The next two stops are both by the same artist but are totally different in concept.  Chris Burden (b. 1946) is an American artist known for performance and installation pieces and LACMA has two great examples of his work now on view.  Inside the Broad galleries is "Metropolis II" a frenetic interpretation of a large modern city - maybe Los Angeles? - involving 11,000 tiny cars whizzing along 18 different roadways including a six-lane "highway".  The sculpture operates for an hour at a time with an attendant standing by to take care of any auto-incidents that may occur.


"Metropolis II" took four years to build with eight studio assistants helping to construct the cars, roadways and miniature buildings (including an Eiffel Tower!).  Visitors can view the work at ground level and from a mezzanine balcony for a birds eye view of this fabulous beehive of miniature madness.

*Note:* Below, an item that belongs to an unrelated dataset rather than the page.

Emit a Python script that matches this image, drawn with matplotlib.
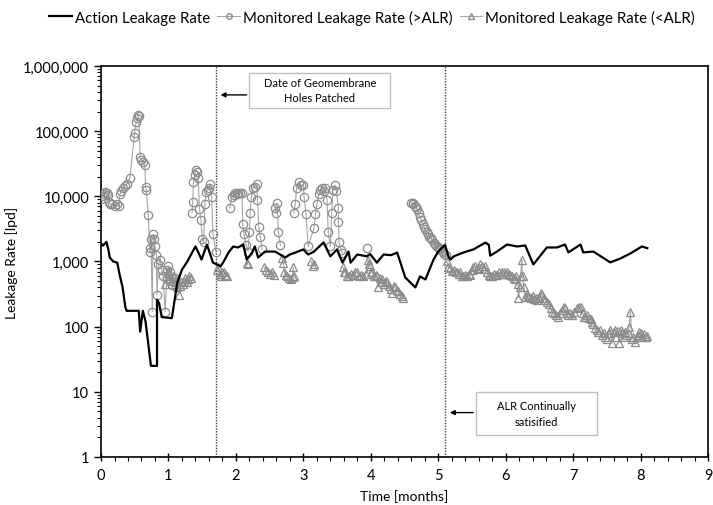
import numpy as np
import matplotlib
matplotlib.use("Agg")
import matplotlib.pyplot as plt
from matplotlib.ticker import FuncFormatter, FixedLocator, MultipleLocator, NullFormatter
from matplotlib.patches import Rectangle
from matplotlib.lines import Line2D

plt.rcParams["font.family"] = ["Lato", "DejaVu Sans"]

nan = np.nan

# Action leakage rate (black line)
alr_t = [0.00, 0.03, 0.06, 0.08, 0.11, 0.13, 0.18, 0.24, 0.28, 0.32, 0.36, 0.38, 0.50, 0.56,
         0.58, 0.62, 0.66, 0.70, 0.74, 0.83, 0.83, 0.86, 0.90, 1.05, 1.13, 1.20, 1.28, 1.35,
         1.40, 1.44, 1.49, 1.57, 1.62, 1.66, 1.72, 1.77, 1.81, 1.89, 1.96, 2.03, 2.11, 2.16,
         2.24, 2.28, 2.33, 2.43, 2.58, 2.73, 2.80, 2.88, 3.00, 3.07, 3.15, 3.30, 3.40, 3.50,
         3.58, 3.67, 3.70, 3.80, 3.94, 3.99, 4.09, 4.19, 4.30, 4.39, 4.44, 4.51, 4.66, 4.73,
         4.81, 4.93, 5.00, 5.10, 5.15, 5.18, 5.23, 5.37, 5.52, 5.70, 5.75, 5.77, 5.87, 6.02,
         6.17, 6.29, 6.41, 6.61, 6.76, 6.88, 6.93, 7.11, 7.15, 7.30, 7.55, 7.70, 7.85, 8.02, 8.10]
alr_v = [1900, 1750, 1900, 2000, 1500, 1150, 1000, 960, 600, 400, 200, 175, 175, 175,
         84, 175, 120, 55, 25, 25, 260, 230, 140, 135, 470, 750, 1000, 1370,
         1700, 1400, 1070, 1820, 1280, 960, 900, 840, 960, 1370, 1700, 1640, 1820, 1070,
         1370, 1700, 1150, 1420, 1420, 1150, 1280, 1370, 1530, 1280, 1400, 1960, 1200, 1530,
         960, 1420, 960, 1280, 1200, 1300, 960, 1280, 1250, 1370, 960, 570, 400, 590,
         530, 1070, 1420, 1800, 1200, 1070, 1200, 1370, 1530, 1950, 1800, 1230, 1420, 1820,
         1700, 1760, 900, 1640, 1640, 1820, 1380, 1820, 1380, 1420, 970, 1110, 1330, 1700, 1600]

# Monitored leakage rate above ALR (circles); nan breaks the line between clusters
hi_t = [0.00, 0.02, 0.04, 0.06, 0.09, 0.10, 0.12, 0.14, 0.17, 0.20, 0.23, 0.26, 0.28, 0.30,
        0.33, 0.36, 0.38, 0.43, 0.49, 0.50, 0.52, 0.53, 0.55, 0.56, 0.58, 0.60, 0.62, 0.65,
        0.66, 0.67, 0.70, 0.72, 0.73, 0.74, 0.76, 0.77, 0.79, 0.80, 0.82, 0.83, 0.85, 0.88,
        0.90, 0.92, 0.95, 0.98, 1.00, 1.02, 1.05, 1.08, 1.10, nan,
        1.35, 1.36, 1.37, 1.39, 1.41, 1.43, 1.44, 1.46, 1.48, 1.50, 1.52, 1.54, 1.56, 1.58,
        1.60, 1.62, 1.64, 1.66, 1.70, nan,
        1.91, 1.94, 1.97, 1.99, 2.01, 2.03, 2.06, 2.09, 2.10, 2.12, 2.15, 2.18, 2.20, 2.21,
        2.23, 2.25, 2.28, 2.31, 2.32, 2.34, 2.36, 2.39, nan,
        2.58, 2.60, 2.61, 2.63, 2.66, nan,
        2.86, 2.88, 2.90, 2.93, 2.96, 3.00, 3.01, 3.04, 3.07, 3.16, 3.18, 3.20, 3.23, 3.25,
        3.28, 3.30, 3.32, 3.35, 3.37, 3.40, 3.42, 3.44, 3.47, 3.49, 3.52, 3.52, 3.53, 3.56,
        3.58, nan,
        3.95, nan,
        4.60, 4.62, 4.63, 4.65, 4.67, 4.69, 4.71, 4.73, 4.75, 4.77, 4.79, 4.81, 4.83, 4.85,
        4.87, 4.89, 4.91, 4.93, 4.95, 4.97, 4.99, 5.01, 5.03, 5.05, 5.07, 5.09, 5.11]
hi_v = [9000, 10000, 11000, 11800, 11400, 10500, 8300, 7500, 7700, 7200, 7500, 7000, 10700, 12000,
        13600, 14500, 15200, 19400, 80000, 95000, 140000, 160000, 180000, 170000, 40000, 36000, 34000, 30000,
        14000, 12700, 5200, 1600, 1400, 2200, 170, 2600, 2200, 1700, 1280, 310, 900, 1070,
        750, 590, 170, 750, 840, 680, 440, 480, 550, nan,
        5600, 8300, 16800, 21600, 25700, 24000, 19400, 6300, 4400, 2200, 1960, 7500, 11800, 12700,
        13600, 15200, 9900, 2600, 1420, nan,
        6700, 9900, 10500, 11400, 11000, 11400, 11200, 11400, 3700, 2600, 1820, 1420, 2800, 5600,
        9900, 13600, 14000, 15200, 8900, 3400, 2400, 1530, nan,
        6700, 5500, 8000, 2800, 1760, nan,
        5600, 7500, 13600, 16300, 15000, 14700, 9900, 5300, 1700, 3300, 5300, 7500, 11000, 12700,
        13600, 12000, 13600, 8900, 2800, 1700, 5600, 12700, 14700, 12000, 6700, 4100, 1960, 1500,
        1370, nan,
        1600, nan,
        7800, 7500, 8000, 7200, 6800, 6300, 5500, 4800, 4300, 3800, 3400, 3100, 2800, 2600,
        2400, 2300, 2100, 1950, 1850, 1750, 1650, 1600, 1550, 1450, 1400, 1300, 1250]

# Monitored leakage rate below ALR (triangles)
lo_t = [0.95, 0.97, 0.99, 1.01, 1.03, 1.05, 1.07, 1.09, 1.11, 1.13, 1.15, 1.17, 1.19, 1.21,
        1.23, 1.25, 1.27, 1.29, 1.31, 1.33, nan,
        1.72, 1.74, 1.76, 1.78, 1.80, 1.82, 1.84, 1.87, nan,
        2.16, 2.18, nan,
        2.42, 2.45, 2.48, 2.51, 2.54, 2.56, nan,
        2.69, 2.70, 2.72, 2.74, 2.76, 2.79, 2.82, 2.84, 2.85, 2.86, nan,
        3.12, 3.14, 3.16, nan,
        3.59, 3.61, 3.62, 3.64, 3.67, 3.70, 3.73, 3.76, 3.80, 3.83, 3.86, 3.89, 3.93, 3.96,
        3.97, 3.99, 4.01, 4.02, 4.05, 4.07, 4.09, 4.11, 4.13, 4.15, 4.17, 4.20, 4.22, 4.24,
        4.27, 4.30, 4.32, 4.34, 4.36, 4.39, 4.41, 4.44, 4.46, 4.48, nan,
        5.13, 5.15, 5.18, 5.20, 5.23, 5.26, 5.28, 5.31, 5.33, 5.35, 5.37, 5.40, 5.43, 5.45,
        5.47, 5.50, 5.52, 5.55, 5.58, 5.60, 5.62, 5.65, 5.68, 5.70, 5.73, 5.75, 5.77, 5.80,
        5.83, 5.85, 5.87, 5.90, 5.93, 5.95, 5.98, 6.00, 6.02, 6.05, 6.07, 6.10, 6.12, 6.14,
        6.16, 6.18, 6.19, 6.21, 6.22, 6.24, 6.25, 6.27, 6.29, 6.31, 6.33, 6.35, 6.37, 6.40,
        6.42, 6.45, 6.47, 6.50, 6.52, 6.54, 6.57, 6.59, 6.61, 6.64, 6.67, 6.69, 6.72, 6.75,
        6.78, 6.81, 6.84, 6.86, 6.88, 6.91, 6.93, 6.96, 6.99, 7.02, 7.06, 7.09, 7.11, 7.14,
        7.16, 7.18, 7.21, 7.23, 7.26, 7.28, 7.30, 7.33, 7.35, 7.37, 7.40, 7.43, 7.46, 7.48,
        7.50, 7.53, 7.55, 7.57, 7.60, 7.62, 7.64, 7.66, 7.68, 7.71, 7.73, 7.75, 7.77, 7.79,
        7.81, 7.83, 7.85, 7.87, 7.89, 7.92, 7.94, 7.96, 7.98, 8.00, 8.02, 8.05, 8.08, 8.10]
lo_v = [450, 600, 700, 650, 560, 500, 600, 450, 530, 400, 310, 420, 480, 450,
        500, 550, 480, 530, 600, 560, nan,
        750, 810, 650, 600, 680, 700, 620, 590, nan,
        960, 900, nan,
        810, 750, 700, 650, 700, 620, nan,
        1150, 960, 700, 620, 590, 560, 540, 570, 810, 590, nan,
        1000, 840, 900, nan,
        810, 700, 680, 600, 590, 650, 620, 680, 680, 600, 620, 590, 650, 1070,
        900, 840, 700, 680, 600, 620, 590, 410, 560, 480, 530, 450, 500, 490,
        420, 380, 330, 420, 400, 370, 350, 320, 300, 280, nan,
        1000, 810, 800, 720, 750, 700, 680, 650, 680, 600, 590, 630, 600, 650,
        630, 750, 810, 840, 780, 800, 900, 840, 780, 840, 700, 620, 590, 590,
        650, 620, 630, 680, 650, 680, 700, 650, 680, 640, 630, 600, 560, 530,
        600, 450, 280, 400, 600, 1070, 600, 400, 290, 320, 300, 290, 280, 300,
        270, 280, 260, 290, 330, 310, 280, 260, 240, 220, 190, 170, 160, 150,
        140, 160, 180, 200, 190, 160, 150, 160, 150, 170, 190, 200, 200, 160,
        140, 140, 150, 138, 130, 116, 110, 95, 90, 84, 88, 75, 80, 70,
        65, 80, 90, 57, 84, 90, 70, 85, 57, 90, 80, 70, 84, 75,
        80, 100, 170, 64, 70, 59, 70, 75, 82, 80, 70, 76, 70, 72]

y_ticks = [1, 10, 100, 1000, 10000, 100000, 1000000]
patch_date = 1.7
satisfied_date = 5.1

fig = plt.figure(figsize=(7.13, 5.06), dpi=100)
ax = fig.add_axes([0.1417, 0.0949, 0.8513, 0.7727])

gray_line = "#a6a6a6"
gray_mark = "#8c8c8c"

ax.plot(hi_t, hi_v, color=gray_line, lw=0.8, marker="o", ms=6,
        mfc="none", mec=gray_mark, mew=0.9, zorder=3)
ax.plot(lo_t, lo_v, color=gray_line, lw=0.8, marker="^", ms=6,
        mfc="none", mec=gray_mark, mew=0.9, zorder=3)
ax.plot(alr_t, alr_v, color="black", lw=1.6, zorder=4)

ax.axvline(patch_date, color="#404040", lw=1, ls=(0, (1, 1)), zorder=2)
ax.axvline(satisfied_date, color="#404040", lw=1, ls=(0, (1, 1)), zorder=2)

ax.set_yscale("log")
ax.set_ylim(1, 1e6)
ax.set_xlim(0, 9)
ax.xaxis.set_major_locator(MultipleLocator(1))
ax.xaxis.set_minor_locator(MultipleLocator(0.2))
minor_y = [d * m for d in y_ticks[:-1] for m in range(2, 10)]
ax.yaxis.set_major_locator(FixedLocator(y_ticks))
ax.yaxis.set_minor_locator(FixedLocator(minor_y))
ax.yaxis.set_major_formatter(FuncFormatter(lambda v, p: f"{v:,.0f}"))
ax.yaxis.set_minor_formatter(NullFormatter())
ax.tick_params(axis="x", which="major", direction="inout", length=6, width=1, labelsize=10.5, pad=5)
ax.tick_params(axis="x", which="minor", direction="out", length=3, width=0.8)
ax.tick_params(axis="y", which="major", direction="out", length=5, width=1, labelsize=10.5)
ax.tick_params(axis="y", which="minor", direction="out", length=3, width=0.8)
for s in ax.spines.values():
    s.set_linewidth(1.2)

ax.set_xlabel("Time [months]", fontsize=10, labelpad=5)
ax.set_ylabel("Leakage Rate [lpd]", fontsize=10, labelpad=4)

# annotation boxes
ax.add_patch(Rectangle((2.20, 2.3e5), 2.09, 7.9e5 - 2.3e5, facecolor="white",
                       edgecolor="#bfbfbf", lw=1, zorder=5))
ax.text(3.245, 4.25e5, "Date of Geomembrane\nHoles Patched", ha="center", va="center",
        fontsize=8, linespacing=1.5, zorder=6)
ax.annotate("", xy=(patch_date + 0.03, 3.6e5), xytext=(2.20, 3.6e5),
            arrowprops=dict(arrowstyle="-|>", color="black", lw=1, mutation_scale=7), zorder=6)

ax.add_patch(Rectangle((5.56, 2.14), 1.80, 10.1 - 2.14, facecolor="white",
                       edgecolor="#bfbfbf", lw=1, zorder=5))
ax.text(6.46, 4.65, "ALR Continually\nsatisified", ha="center", va="center",
        fontsize=8, linespacing=1.5, zorder=6)
ax.annotate("", xy=(satisfied_date + 0.03, 4.8), xytext=(5.56, 4.8),
            arrowprops=dict(arrowstyle="-|>", color="black", lw=1, mutation_scale=7), zorder=6)

handles = [
    Line2D([], [], color="black", lw=1.6),
    Line2D([], [], color=gray_line, lw=0.8, marker="o", ms=4, mfc="none", mec=gray_mark),
    Line2D([], [], color=gray_line, lw=0.8, marker="^", ms=4, mfc="none", mec=gray_mark),
]
labels = ["Action Leakage Rate", "Monitored Leakage Rate (>ALR)", "Monitored Leakage Rate (<ALR)"]
fig.legend(handles, labels, loc="center", bbox_to_anchor=(0.522, 0.964), ncol=3,
           frameon=False, fontsize=10.8, handlelength=1.5, handletextpad=0.2, columnspacing=0.5)

fig.savefig("out.png", dpi=100)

Let's move outside to Chris Burden's 2008 sculpture created to grace LACMA's Wilshire Avenue entrance.  Entitled "Urban Light", the work comprises 202 authentic cast iron street lamps, restored and painted a uniform shade of grey.  The lights are more than just a nod to the city's history, they have been transformed into sculpture.  And when the sun goes down and the lights come on they are absolutely beautiful.


We're going to wrap up this visit with a look at the lighter side of art...just kidding!  "Levitated Mass" is an installation piece conceived by American artist Michael Heizer in 1969 but not completed until 2012 after a two decade search for the appropriate 340-ton rock and a three year odyssey to transport it to the site.  Now securely perched over a 456-foot long trench, the bolder challenges people to walk underneath its mass and contemplate how far we've come since the stone age.  It's a daunting invitation.

It has been a fun few days here in sunny California and I was thrilled to have the opportunity to really explore this great museum.  I am looking forward to returning when the former May Department Store, now known as LACMA West, is transformed into the Museum of Motion Pictures sometime in 2016.